Our favorite ape, Kong, underground monsters and mercenaries in this fantasy/sci-fi film. Photo courtesy of Legendary Entertainment/Tencent Pictures

Kong: Skull Island, a fantasy, adventure, directed by Jordan Vogt-Roberts is set in the 1970’s. For those of you too young to remember and not paying attention in history class, that was the time when people had to actually use language to communicate with one another.

Skull Island as imagined by screenwriters, Dan Gilroy, Max Borenstein and Derek Connolly from a story by John Gatins is an uncharted and undiscovered island that lies somewhere in the Pacific Ocean.

The Vietnam War has just ended and a secretive organization known as Monarch led by secret agent, Bill Randa (John Goodman) a major Bermuda Triangle conspiracy theorist convinces the government to fund an expedition to an island that may or may not exist, in the hopes of finding a new species. Since Washington no longer has to pay for  a war and apparently has extra money to spare,  they give him the okay.

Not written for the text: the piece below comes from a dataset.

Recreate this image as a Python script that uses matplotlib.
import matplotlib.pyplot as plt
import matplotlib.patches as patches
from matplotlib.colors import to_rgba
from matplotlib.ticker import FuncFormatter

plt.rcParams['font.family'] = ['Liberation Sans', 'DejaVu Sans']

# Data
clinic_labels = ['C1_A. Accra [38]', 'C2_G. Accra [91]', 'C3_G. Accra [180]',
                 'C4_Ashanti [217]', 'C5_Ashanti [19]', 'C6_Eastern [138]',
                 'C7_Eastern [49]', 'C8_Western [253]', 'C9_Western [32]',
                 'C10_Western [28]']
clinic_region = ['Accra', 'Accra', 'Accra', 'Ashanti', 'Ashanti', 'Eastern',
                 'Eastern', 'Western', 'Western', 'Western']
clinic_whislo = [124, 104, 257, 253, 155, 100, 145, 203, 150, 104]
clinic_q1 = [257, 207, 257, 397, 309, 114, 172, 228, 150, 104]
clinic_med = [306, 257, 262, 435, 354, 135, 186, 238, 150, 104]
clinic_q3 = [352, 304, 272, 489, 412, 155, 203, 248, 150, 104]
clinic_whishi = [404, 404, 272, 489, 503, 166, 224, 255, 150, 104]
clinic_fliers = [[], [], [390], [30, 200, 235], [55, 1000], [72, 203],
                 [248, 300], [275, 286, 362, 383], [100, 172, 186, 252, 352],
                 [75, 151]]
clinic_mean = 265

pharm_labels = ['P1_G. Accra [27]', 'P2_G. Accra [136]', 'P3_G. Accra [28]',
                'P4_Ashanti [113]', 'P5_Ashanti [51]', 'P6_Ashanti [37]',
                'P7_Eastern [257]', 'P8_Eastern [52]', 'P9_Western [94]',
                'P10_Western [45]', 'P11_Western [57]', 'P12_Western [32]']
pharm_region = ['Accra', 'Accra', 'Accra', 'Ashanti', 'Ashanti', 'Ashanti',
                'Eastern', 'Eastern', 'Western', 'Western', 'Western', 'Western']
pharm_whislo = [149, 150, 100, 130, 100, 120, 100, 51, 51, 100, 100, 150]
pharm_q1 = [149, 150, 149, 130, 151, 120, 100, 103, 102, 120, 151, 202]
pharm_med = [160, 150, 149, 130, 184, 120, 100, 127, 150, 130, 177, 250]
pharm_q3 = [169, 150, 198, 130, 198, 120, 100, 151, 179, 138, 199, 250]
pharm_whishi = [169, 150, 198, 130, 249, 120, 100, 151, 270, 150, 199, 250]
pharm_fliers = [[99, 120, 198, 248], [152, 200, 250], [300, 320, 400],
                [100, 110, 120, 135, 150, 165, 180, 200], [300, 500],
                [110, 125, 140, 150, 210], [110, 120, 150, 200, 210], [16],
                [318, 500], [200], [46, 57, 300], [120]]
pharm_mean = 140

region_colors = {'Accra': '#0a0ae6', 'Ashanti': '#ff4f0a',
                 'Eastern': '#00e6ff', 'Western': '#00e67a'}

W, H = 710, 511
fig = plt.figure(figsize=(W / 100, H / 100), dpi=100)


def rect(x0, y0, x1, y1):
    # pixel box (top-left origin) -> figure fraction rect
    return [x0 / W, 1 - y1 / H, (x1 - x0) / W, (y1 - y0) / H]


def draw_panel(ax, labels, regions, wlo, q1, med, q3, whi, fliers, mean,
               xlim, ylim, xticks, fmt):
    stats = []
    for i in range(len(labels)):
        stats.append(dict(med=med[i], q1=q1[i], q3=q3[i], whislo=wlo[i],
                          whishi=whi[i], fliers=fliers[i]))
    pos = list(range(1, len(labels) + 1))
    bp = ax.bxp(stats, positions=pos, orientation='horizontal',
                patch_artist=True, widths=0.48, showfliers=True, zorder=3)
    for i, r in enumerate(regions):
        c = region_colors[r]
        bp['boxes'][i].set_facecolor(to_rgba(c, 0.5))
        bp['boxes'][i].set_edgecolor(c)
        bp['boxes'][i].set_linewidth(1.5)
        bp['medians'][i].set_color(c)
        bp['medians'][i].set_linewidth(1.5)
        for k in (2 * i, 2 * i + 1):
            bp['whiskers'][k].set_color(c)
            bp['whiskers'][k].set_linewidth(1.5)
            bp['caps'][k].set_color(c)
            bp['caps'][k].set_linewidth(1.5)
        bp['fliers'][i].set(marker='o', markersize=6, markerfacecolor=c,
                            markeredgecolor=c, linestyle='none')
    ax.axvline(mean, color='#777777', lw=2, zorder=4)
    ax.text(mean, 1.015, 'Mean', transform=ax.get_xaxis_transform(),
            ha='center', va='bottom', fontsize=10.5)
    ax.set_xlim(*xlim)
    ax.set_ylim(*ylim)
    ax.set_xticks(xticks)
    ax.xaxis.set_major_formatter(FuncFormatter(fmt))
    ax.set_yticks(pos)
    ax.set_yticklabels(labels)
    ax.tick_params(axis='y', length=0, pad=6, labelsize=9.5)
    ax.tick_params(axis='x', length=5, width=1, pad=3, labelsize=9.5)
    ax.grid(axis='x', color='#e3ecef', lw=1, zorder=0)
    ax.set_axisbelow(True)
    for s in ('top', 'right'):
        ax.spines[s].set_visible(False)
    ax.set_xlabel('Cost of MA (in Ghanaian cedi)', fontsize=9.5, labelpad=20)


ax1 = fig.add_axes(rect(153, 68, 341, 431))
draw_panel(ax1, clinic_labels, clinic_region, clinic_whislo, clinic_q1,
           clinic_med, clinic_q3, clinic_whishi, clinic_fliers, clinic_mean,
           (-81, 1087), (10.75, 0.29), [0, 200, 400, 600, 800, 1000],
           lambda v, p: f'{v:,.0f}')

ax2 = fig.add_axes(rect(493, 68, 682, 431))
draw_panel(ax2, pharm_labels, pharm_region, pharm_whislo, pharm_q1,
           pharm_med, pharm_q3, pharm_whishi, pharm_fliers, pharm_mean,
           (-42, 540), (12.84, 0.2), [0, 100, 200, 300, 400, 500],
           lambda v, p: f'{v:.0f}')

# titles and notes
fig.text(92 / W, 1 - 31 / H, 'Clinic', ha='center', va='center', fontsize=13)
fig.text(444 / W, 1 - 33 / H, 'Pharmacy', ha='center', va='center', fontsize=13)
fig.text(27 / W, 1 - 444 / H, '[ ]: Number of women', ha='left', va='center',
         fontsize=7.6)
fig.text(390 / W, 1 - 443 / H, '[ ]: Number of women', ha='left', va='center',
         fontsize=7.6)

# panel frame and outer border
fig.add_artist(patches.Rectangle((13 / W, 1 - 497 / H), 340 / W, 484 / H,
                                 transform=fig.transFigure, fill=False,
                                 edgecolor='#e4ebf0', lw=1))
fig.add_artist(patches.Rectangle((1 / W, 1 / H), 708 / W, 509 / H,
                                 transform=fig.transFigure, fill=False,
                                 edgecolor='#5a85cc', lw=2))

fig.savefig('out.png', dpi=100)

Rand assembles a crew that includes the very pissed-off  Lt. Colonel Preston Packard, (Samuel Jackson), who’s really quite good at playing pissed off; Capt. James Conrad (Tim Hiddleston), a renegade former British mercenary; Houston Brooks (Corey Hawkins), your typical nerdy-but-brilliant biologist and, lastly, a woman. What monster movie doesn’t have a woman, right? In this case, she’s combat photographer, Mason Weaver, played by Oscar winner, Brie Larson.

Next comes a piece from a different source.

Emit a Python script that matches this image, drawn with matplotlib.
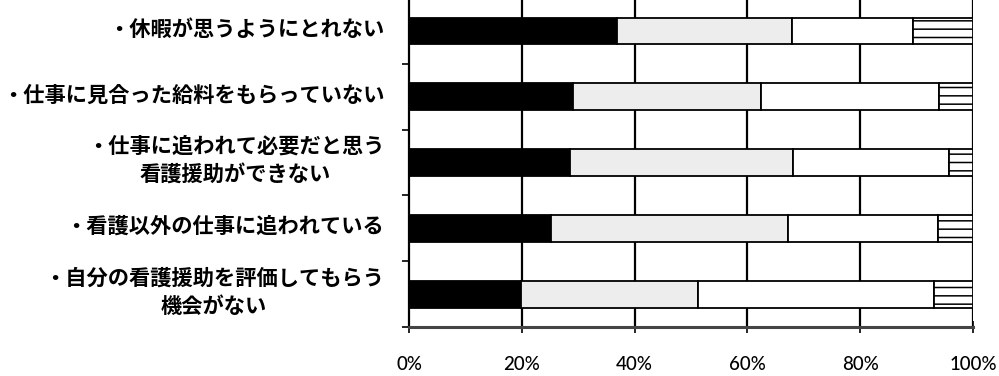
import matplotlib
matplotlib.use('Agg')
from matplotlib import pyplot as plt
import numpy as np

plt.rcParams['font.family'] = ['Noto Sans CJK JP', 'DejaVu Sans']
plt.rcParams['hatch.linewidth'] = 1.1

# questionnaire items, top to bottom
items = [
    '・休暇が思うようにとれない',
    '・仕事に見合った給料をもらっていない',
    '・仕事に追われて必要だと思う\n看護援助ができない',
    '・看護以外の仕事に追われている',
    '・自分の看護援助を評価してもらう\n機会がない',
]

# answer shares (%) per item, one list per response level
level1 = [36.9, 29.1, 28.5, 25.2, 19.9]
level2 = [31.0, 33.3, 39.6, 42.0, 31.4]
level3 = [21.5, 31.6, 27.6, 26.6, 41.8]
level4 = [10.6, 6.0, 4.3, 6.2, 6.9]

xticks = [0, 20, 40, 60, 80, 100]
xticklabels = ['0%', '20%', '40%', '60%', '80%', '100%']

fig = plt.figure(figsize=(9.99, 3.76), dpi=100)
ax = fig.add_axes([409 / 999, 1 - 327 / 376, (973 - 409) / 999, 327 / 376 + 0.005])

y = np.arange(len(items))
styles = [
    dict(color='black', hatch=None),
    dict(color='#ededed', hatch=None),
    dict(color='white', hatch=None),
    dict(color='white', hatch='--'),
]
left = np.zeros(len(items))
for vals, st in zip([level1, level2, level3, level4], styles):
    ax.barh(y, vals, left=left, height=0.41, color=st['color'], hatch=st['hatch'],
            edgecolor='black', linewidth=1.3, zorder=3)
    left += np.array(vals)

ax.set_xlim(0, 100)
ax.set_ylim(len(items) - 0.5, -0.5)

# vertical gridlines
for g in xticks[1:]:
    ax.axvline(g, color='black', lw=1.6, zorder=1)

ax.set_xticks(xticks)
ax.set_xticklabels(xticklabels, fontfamily='Lato', fontsize=13.5, fontweight='medium')
ax.tick_params(axis='x', direction='inout', length=8, width=1.2, pad=17)

ax.set_yticks(np.arange(len(items) + 1) - 0.5, minor=False)
ax.set_yticklabels([])
ax.tick_params(axis='y', direction='out', length=5, width=1.2)
for i, lab in enumerate(items):
    ax.text(-4.4, i - 0.03, lab, ha='right', va='center', multialignment='center',
            fontsize=15.3, fontweight='bold', linespacing=1.45, transform=ax.transData)

ax.spines['top'].set_visible(False)
ax.spines['right'].set_visible(False)
ax.spines['left'].set_linewidth(1.6)
ax.spines['bottom'].set_color('#444444')
ax.spines['bottom'].set_linewidth(2.2)

fig.savefig('out.png', dpi=100)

Along with the crew a dozen choppers are brought along in to penetrate the dense fog and rain that shield the island from view. Maybe that should have been a clue to stay away.

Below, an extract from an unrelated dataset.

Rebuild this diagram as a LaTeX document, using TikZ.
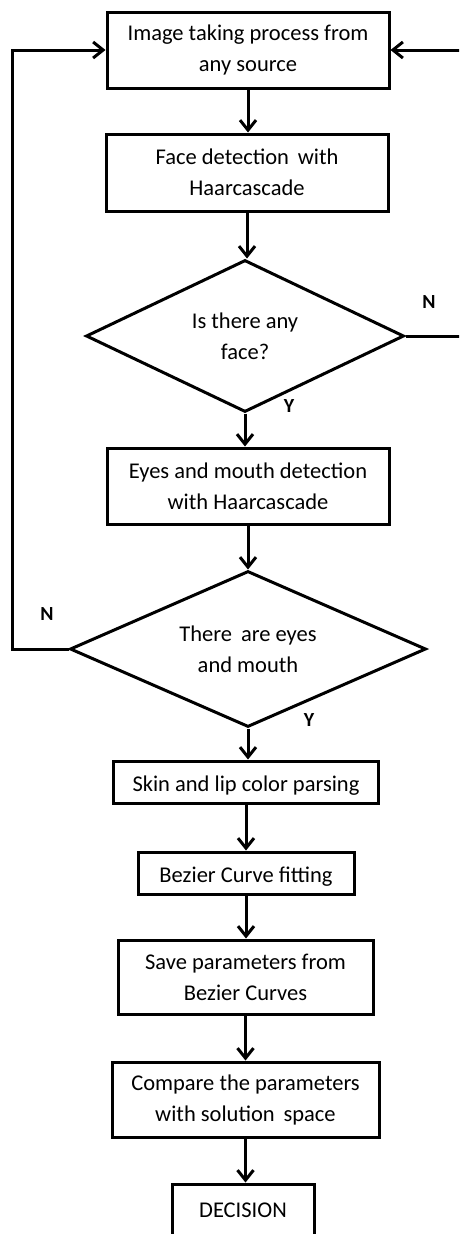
\documentclass[tikz,border=0pt]{standalone}
\usepackage{fontspec}
\setmainfont{Carlito}
\usetikzlibrary{shapes.geometric,arrows.meta}
\begin{document}
\begin{tikzpicture}[x=1pt,y=-1pt,
  every node/.style={font=\fontsize{22.5}{31}\selectfont},
  procbox/.style={draw,line width=3pt,rectangle,inner sep=0pt,align=center},
  decbox/.style={draw,line width=3pt,diamond,aspect=2.1,inner sep=0pt,align=center},
  yn/.style={font=\fontsize{20}{22}\selectfont\bfseries},
  arr/.style={line width=3pt,-{Straight Barb[length=10pt,width=16pt]}},
  ln/.style={line width=3pt}]
\clip (0,0) rectangle (459,1234);
\fill[white] (0,0) rectangle (459,1234);
\node[procbox,minimum width=282pt,minimum height=76pt] (b1) at (248,50) {Image taking process from\\any source};
\node[procbox,minimum width=282pt,minimum height=77pt] (b2) at (247,172.5) {Face detection\, with\\Haarcascade};
\node[decbox,minimum width=318pt,minimum height=152pt] (d1) at (245,336) {Is there any\\face?};
\node[procbox,minimum width=282pt,minimum height=76pt] (b3) at (248,486) {Eyes and mouth detection\\with Haarcascade};
\node[decbox,minimum width=356pt,minimum height=156pt] (d2) at (248,649) {There\, are eyes\\and mouth};
\node[procbox,minimum width=265pt,minimum height=42pt] (b4) at (246,782) {};
\node (t4) at (246,786) {Skin and lip color parsing};
\node[procbox,minimum width=216pt,minimum height=42pt] (b5) at (246,873) {};
\node (t5) at (246,877) {Bezier Curve fitting};
\node[procbox,minimum width=255pt,minimum height=74pt] (b6) at (245.5,977) {Save parameters from\\Bezier Curves};
\node[procbox,minimum width=267pt,minimum height=75pt] (b7) at (245.5,1099.5) {Compare the parameters\\with solution\, space};
\node[procbox,minimum width=142pt,minimum height=56pt] (b8) at (243,1212) {};
\node (t8) at (243,1210) {DECISION};
\node[yn] (n1) at (429,302) {N};
\node[yn] (y1) at (289,406) {Y};
\node[yn] (n2) at (47,614) {N};
\node[yn] (y2) at (309,720) {Y};
\coordinate (lc1) at (12,649);
\coordinate (lc2) at (12,50);
\coordinate (rc1) at (462,50);
\coordinate (rc2) at (462,336);
\draw[arr] (b1.south) -- (b1.south |- b2.north);
\draw[arr] (b2.south) -- (b2.south |- d1.north);
\draw[arr] (d1.south) -- (d1.south |- b3.north);
\draw[arr] (b3.south) -- (b3.south |- d2.north);
\draw[arr] (d2.south) -- (d2.south |- b4.north);
\draw[arr] (b4.south) -- (b4.south |- b5.north);
\draw[arr] (b5.south) -- (b5.south |- b6.north);
\draw[arr] (b6.south) -- (b6.south |- b7.north);
\draw[arr] (b7.south) -- (b7.south |- b8.north);
\draw[arr] (d2.west) -- (lc1) -- (lc2) -- (b1.west);
\draw[arr] (rc1) -- (b1.east);
\draw[ln] (d1.east) -- (rc2);
\end{tikzpicture}
\end{document}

To say their landing goes smoothly, could not be further from the truth and it doesn’t take the crew long to realize that this island holds many surprises.

One being a man named Hank Marlow (the wonderful John C. Reilly) who crashed landed on the island during World War II and has been living there quite happily among the natives, both monster and human. Of course, there’s a definite possibility the dude could be out of his mind.

Since the film is called Kong, you all know what’s coming and, yes, the big hairy ape appears and he seems to have grown. He’s now 100 feet tall, still wears an angry look on his face, but when you look into his eyes, you can’t help but want to cuddle the big guy.

Unfortunately, he’s not the only monster on the island. Living in deep underground tunnels, are these super nasty, dangerous, vicious serpent-like predators nicknamed Skullcrawlers and they are intent on wiping out King and his species. They are so mean that Kong seems like a pussycat next to them.

To say any more would be giving too much away, but I will say, Kong: Skull Island which opens in theaters  March 10, is visually breathtaking, filled with humor, excitement, great action, effects, surprises and is extremely entertaining, which, sometimes, is all you want when you go to the cinema.